• What this task involves: Set every record down verbatim and omit the pictures.

• Data extracted from a collection:
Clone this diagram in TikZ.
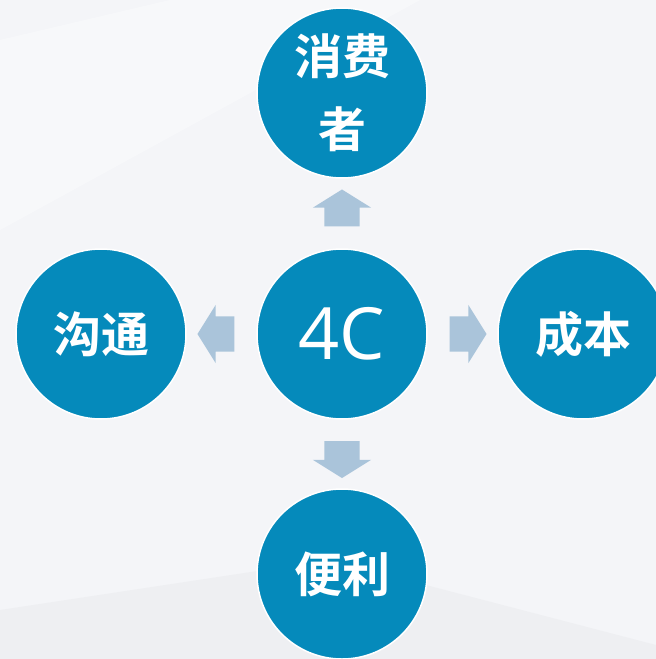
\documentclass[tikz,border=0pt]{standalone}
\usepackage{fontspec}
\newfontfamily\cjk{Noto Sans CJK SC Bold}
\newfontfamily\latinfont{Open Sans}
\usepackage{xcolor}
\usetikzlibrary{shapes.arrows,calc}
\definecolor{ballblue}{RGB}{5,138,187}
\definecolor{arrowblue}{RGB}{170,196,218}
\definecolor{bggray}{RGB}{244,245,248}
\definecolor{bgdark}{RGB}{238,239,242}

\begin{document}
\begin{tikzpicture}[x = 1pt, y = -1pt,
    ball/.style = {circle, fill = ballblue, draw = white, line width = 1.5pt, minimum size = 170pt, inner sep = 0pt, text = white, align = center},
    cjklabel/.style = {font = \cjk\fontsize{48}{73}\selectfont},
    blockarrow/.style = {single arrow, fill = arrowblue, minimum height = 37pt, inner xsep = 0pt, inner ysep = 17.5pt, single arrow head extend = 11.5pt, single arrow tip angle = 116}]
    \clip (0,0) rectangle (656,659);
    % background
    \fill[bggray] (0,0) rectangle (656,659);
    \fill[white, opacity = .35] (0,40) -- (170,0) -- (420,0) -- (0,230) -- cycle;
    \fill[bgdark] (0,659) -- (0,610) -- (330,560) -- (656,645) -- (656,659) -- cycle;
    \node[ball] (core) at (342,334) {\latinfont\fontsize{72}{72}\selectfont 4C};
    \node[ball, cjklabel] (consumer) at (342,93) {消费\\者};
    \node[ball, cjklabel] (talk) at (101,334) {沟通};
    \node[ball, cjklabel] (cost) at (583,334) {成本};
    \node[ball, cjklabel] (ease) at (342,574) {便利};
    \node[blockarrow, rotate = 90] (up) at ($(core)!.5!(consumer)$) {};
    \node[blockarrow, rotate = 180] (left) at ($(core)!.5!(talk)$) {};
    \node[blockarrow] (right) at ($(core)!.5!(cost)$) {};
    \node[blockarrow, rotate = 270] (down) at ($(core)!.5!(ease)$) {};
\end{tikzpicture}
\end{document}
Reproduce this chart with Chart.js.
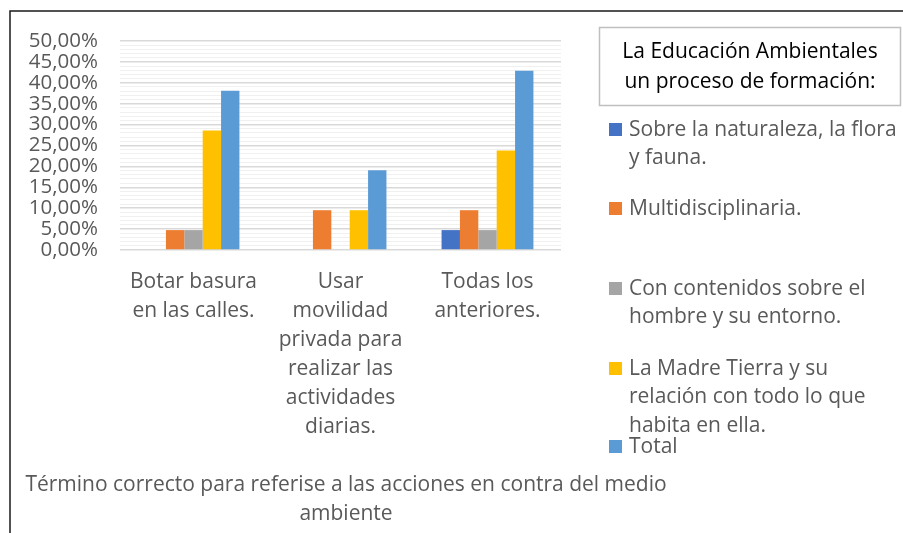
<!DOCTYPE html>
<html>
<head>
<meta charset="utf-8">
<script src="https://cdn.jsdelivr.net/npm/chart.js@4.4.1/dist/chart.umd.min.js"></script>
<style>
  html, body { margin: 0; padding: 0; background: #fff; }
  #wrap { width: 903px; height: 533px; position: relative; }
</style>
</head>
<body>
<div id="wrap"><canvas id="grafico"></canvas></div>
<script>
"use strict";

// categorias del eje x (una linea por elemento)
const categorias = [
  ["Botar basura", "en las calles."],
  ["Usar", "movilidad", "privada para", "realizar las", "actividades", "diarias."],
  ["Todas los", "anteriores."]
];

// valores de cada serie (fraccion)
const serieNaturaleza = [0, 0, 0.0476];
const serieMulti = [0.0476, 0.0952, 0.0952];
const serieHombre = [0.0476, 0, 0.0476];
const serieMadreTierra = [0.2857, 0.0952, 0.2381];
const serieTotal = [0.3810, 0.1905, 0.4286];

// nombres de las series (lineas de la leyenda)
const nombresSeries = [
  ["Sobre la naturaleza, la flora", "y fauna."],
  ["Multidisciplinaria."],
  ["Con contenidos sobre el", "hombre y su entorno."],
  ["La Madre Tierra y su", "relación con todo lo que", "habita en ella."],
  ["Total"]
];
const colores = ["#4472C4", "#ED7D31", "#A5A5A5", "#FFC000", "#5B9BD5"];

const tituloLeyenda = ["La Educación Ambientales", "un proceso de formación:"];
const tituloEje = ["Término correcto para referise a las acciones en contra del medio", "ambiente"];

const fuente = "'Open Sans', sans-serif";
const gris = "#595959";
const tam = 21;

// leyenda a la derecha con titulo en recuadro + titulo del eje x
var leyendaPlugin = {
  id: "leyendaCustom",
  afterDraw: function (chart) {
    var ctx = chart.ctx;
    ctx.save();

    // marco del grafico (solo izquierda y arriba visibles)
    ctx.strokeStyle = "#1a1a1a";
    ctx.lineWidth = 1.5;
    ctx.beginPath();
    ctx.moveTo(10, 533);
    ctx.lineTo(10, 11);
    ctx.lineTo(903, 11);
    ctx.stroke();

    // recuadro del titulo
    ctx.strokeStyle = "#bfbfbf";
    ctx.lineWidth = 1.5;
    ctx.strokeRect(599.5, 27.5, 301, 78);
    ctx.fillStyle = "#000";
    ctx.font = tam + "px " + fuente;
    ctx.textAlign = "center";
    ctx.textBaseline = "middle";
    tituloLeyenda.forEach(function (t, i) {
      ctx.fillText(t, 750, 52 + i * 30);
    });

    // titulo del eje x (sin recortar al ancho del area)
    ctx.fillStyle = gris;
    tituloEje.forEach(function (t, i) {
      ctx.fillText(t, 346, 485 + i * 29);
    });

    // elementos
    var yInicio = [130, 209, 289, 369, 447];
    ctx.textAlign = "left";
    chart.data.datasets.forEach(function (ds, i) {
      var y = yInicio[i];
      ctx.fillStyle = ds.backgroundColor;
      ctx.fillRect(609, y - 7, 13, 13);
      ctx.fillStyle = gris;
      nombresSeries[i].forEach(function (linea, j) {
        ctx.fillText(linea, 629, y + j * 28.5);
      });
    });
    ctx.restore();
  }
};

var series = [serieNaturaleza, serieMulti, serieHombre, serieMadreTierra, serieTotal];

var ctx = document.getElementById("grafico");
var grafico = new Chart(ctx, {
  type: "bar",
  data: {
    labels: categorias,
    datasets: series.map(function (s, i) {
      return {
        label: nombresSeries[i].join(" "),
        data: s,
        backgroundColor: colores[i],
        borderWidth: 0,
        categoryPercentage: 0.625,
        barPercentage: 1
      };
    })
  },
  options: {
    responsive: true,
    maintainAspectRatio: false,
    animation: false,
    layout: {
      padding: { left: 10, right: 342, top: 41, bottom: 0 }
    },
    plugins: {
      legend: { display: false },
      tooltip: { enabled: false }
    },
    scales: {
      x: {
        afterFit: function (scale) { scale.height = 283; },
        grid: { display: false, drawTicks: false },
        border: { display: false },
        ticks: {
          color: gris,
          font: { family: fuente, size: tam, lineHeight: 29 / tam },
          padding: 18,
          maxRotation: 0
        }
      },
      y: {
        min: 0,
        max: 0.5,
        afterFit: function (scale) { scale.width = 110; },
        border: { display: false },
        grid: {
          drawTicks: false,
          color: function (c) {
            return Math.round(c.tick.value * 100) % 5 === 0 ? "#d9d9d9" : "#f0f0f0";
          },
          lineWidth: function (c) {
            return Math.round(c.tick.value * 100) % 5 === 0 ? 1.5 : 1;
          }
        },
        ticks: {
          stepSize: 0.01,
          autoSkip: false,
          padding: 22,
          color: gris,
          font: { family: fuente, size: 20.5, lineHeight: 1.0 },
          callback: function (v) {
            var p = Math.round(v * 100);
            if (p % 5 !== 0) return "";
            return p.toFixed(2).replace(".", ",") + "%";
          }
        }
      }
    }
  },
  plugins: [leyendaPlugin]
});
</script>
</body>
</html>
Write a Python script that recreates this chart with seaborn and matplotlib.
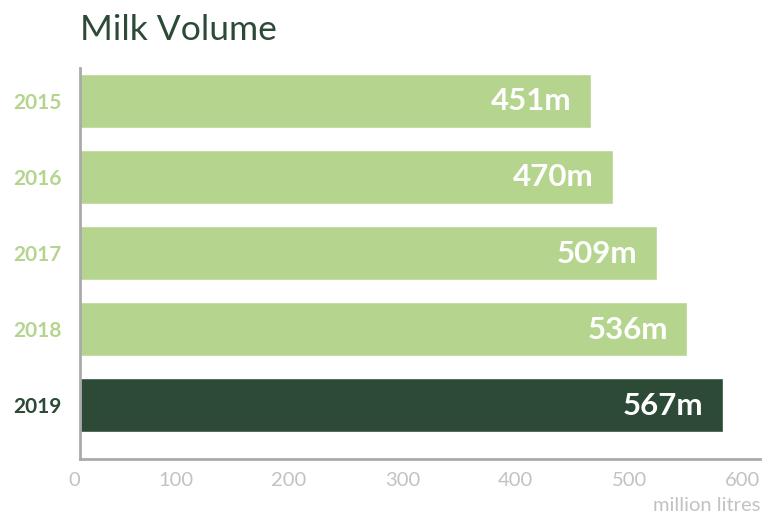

• Result of this task:
Clone this diagram in TikZ.
\documentclass[tikz,border=0pt]{standalone}
\usepackage{fontspec}
\newfontfamily\cjk{Noto Sans CJK SC Bold}
\newfontfamily\latinfont{Open Sans}
\usepackage{xcolor}
\usetikzlibrary{shapes.arrows,calc}
\definecolor{ballblue}{RGB}{5,138,187}
\definecolor{arrowblue}{RGB}{170,196,218}
\definecolor{bggray}{RGB}{244,245,248}
\definecolor{bgdark}{RGB}{238,239,242}

\begin{document}
\begin{tikzpicture}[x = 1pt, y = -1pt,
    ball/.style = {circle, fill = ballblue, draw = white, line width = 1.5pt, minimum size = 170pt, inner sep = 0pt, text = white, align = center},
    cjklabel/.style = {font = \cjk\fontsize{48}{73}\selectfont},
    blockarrow/.style = {single arrow, fill = arrowblue, minimum height = 37pt, inner xsep = 0pt, inner ysep = 17.5pt, single arrow head extend = 11.5pt, single arrow tip angle = 116}]
    \clip (0,0) rectangle (656,659);
    % background
    \fill[bggray] (0,0) rectangle (656,659);
    \fill[white, opacity = .35] (0,40) -- (170,0) -- (420,0) -- (0,230) -- cycle;
    \fill[bgdark] (0,659) -- (0,610) -- (330,560) -- (656,645) -- (656,659) -- cycle;
    \node[ball] (core) at (342,334) {\latinfont\fontsize{72}{72}\selectfont 4C};
    \node[ball, cjklabel] (consumer) at (342,93) {消费\\者};
    \node[ball, cjklabel] (talk) at (101,334) {沟通};
    \node[ball, cjklabel] (cost) at (583,334) {成本};
    \node[ball, cjklabel] (ease) at (342,574) {便利};
    \node[blockarrow, rotate = 90] (up) at ($(core)!.5!(consumer)$) {};
    \node[blockarrow, rotate = 180] (left) at ($(core)!.5!(talk)$) {};
    \node[blockarrow] (right) at ($(core)!.5!(cost)$) {};
    \node[blockarrow, rotate = 270] (down) at ($(core)!.5!(ease)$) {};
\end{tikzpicture}
\end{document}
Reproduce this chart with Chart.js.
<!DOCTYPE html>
<html>
<head>
<meta charset="utf-8">
<script src="https://cdn.jsdelivr.net/npm/chart.js@4.4.1/dist/chart.umd.min.js"></script>
<style>
  html, body { margin: 0; padding: 0; background: #fff; }
  #wrap { width: 903px; height: 533px; position: relative; }
</style>
</head>
<body>
<div id="wrap"><canvas id="grafico"></canvas></div>
<script>
"use strict";

// categorias del eje x (una linea por elemento)
const categorias = [
  ["Botar basura", "en las calles."],
  ["Usar", "movilidad", "privada para", "realizar las", "actividades", "diarias."],
  ["Todas los", "anteriores."]
];

// valores de cada serie (fraccion)
const serieNaturaleza = [0, 0, 0.0476];
const serieMulti = [0.0476, 0.0952, 0.0952];
const serieHombre = [0.0476, 0, 0.0476];
const serieMadreTierra = [0.2857, 0.0952, 0.2381];
const serieTotal = [0.3810, 0.1905, 0.4286];

// nombres de las series (lineas de la leyenda)
const nombresSeries = [
  ["Sobre la naturaleza, la flora", "y fauna."],
  ["Multidisciplinaria."],
  ["Con contenidos sobre el", "hombre y su entorno."],
  ["La Madre Tierra y su", "relación con todo lo que", "habita en ella."],
  ["Total"]
];
const colores = ["#4472C4", "#ED7D31", "#A5A5A5", "#FFC000", "#5B9BD5"];

const tituloLeyenda = ["La Educación Ambientales", "un proceso de formación:"];
const tituloEje = ["Término correcto para referise a las acciones en contra del medio", "ambiente"];

const fuente = "'Open Sans', sans-serif";
const gris = "#595959";
const tam = 21;

// leyenda a la derecha con titulo en recuadro + titulo del eje x
var leyendaPlugin = {
  id: "leyendaCustom",
  afterDraw: function (chart) {
    var ctx = chart.ctx;
    ctx.save();

    // marco del grafico (solo izquierda y arriba visibles)
    ctx.strokeStyle = "#1a1a1a";
    ctx.lineWidth = 1.5;
    ctx.beginPath();
    ctx.moveTo(10, 533);
    ctx.lineTo(10, 11);
    ctx.lineTo(903, 11);
    ctx.stroke();

    // recuadro del titulo
    ctx.strokeStyle = "#bfbfbf";
    ctx.lineWidth = 1.5;
    ctx.strokeRect(599.5, 27.5, 301, 78);
    ctx.fillStyle = "#000";
    ctx.font = tam + "px " + fuente;
    ctx.textAlign = "center";
    ctx.textBaseline = "middle";
    tituloLeyenda.forEach(function (t, i) {
      ctx.fillText(t, 750, 52 + i * 30);
    });

    // titulo del eje x (sin recortar al ancho del area)
    ctx.fillStyle = gris;
    tituloEje.forEach(function (t, i) {
      ctx.fillText(t, 346, 485 + i * 29);
    });

    // elementos
    var yInicio = [130, 209, 289, 369, 447];
    ctx.textAlign = "left";
    chart.data.datasets.forEach(function (ds, i) {
      var y = yInicio[i];
      ctx.fillStyle = ds.backgroundColor;
      ctx.fillRect(609, y - 7, 13, 13);
      ctx.fillStyle = gris;
      nombresSeries[i].forEach(function (linea, j) {
        ctx.fillText(linea, 629, y + j * 28.5);
      });
    });
    ctx.restore();
  }
};

var series = [serieNaturaleza, serieMulti, serieHombre, serieMadreTierra, serieTotal];

var ctx = document.getElementById("grafico");
var grafico = new Chart(ctx, {
  type: "bar",
  data: {
    labels: categorias,
    datasets: series.map(function (s, i) {
      return {
        label: nombresSeries[i].join(" "),
        data: s,
        backgroundColor: colores[i],
        borderWidth: 0,
        categoryPercentage: 0.625,
        barPercentage: 1
      };
    })
  },
  options: {
    responsive: true,
    maintainAspectRatio: false,
    animation: false,
    layout: {
      padding: { left: 10, right: 342, top: 41, bottom: 0 }
    },
    plugins: {
      legend: { display: false },
      tooltip: { enabled: false }
    },
    scales: {
      x: {
        afterFit: function (scale) { scale.height = 283; },
        grid: { display: false, drawTicks: false },
        border: { display: false },
        ticks: {
          color: gris,
          font: { family: fuente, size: tam, lineHeight: 29 / tam },
          padding: 18,
          maxRotation: 0
        }
      },
      y: {
        min: 0,
        max: 0.5,
        afterFit: function (scale) { scale.width = 110; },
        border: { display: false },
        grid: {
          drawTicks: false,
          color: function (c) {
            return Math.round(c.tick.value * 100) % 5 === 0 ? "#d9d9d9" : "#f0f0f0";
          },
          lineWidth: function (c) {
            return Math.round(c.tick.value * 100) % 5 === 0 ? 1.5 : 1;
          }
        },
        ticks: {
          stepSize: 0.01,
          autoSkip: false,
          padding: 22,
          color: gris,
          font: { family: fuente, size: 20.5, lineHeight: 1.0 },
          callback: function (v) {
            var p = Math.round(v * 100);
            if (p % 5 !== 0) return "";
            return p.toFixed(2).replace(".", ",") + "%";
          }
        }
      }
    }
  },
  plugins: [leyendaPlugin]
});
</script>
</body>
</html>
Write a Python script that recreates this chart with seaborn and matplotlib.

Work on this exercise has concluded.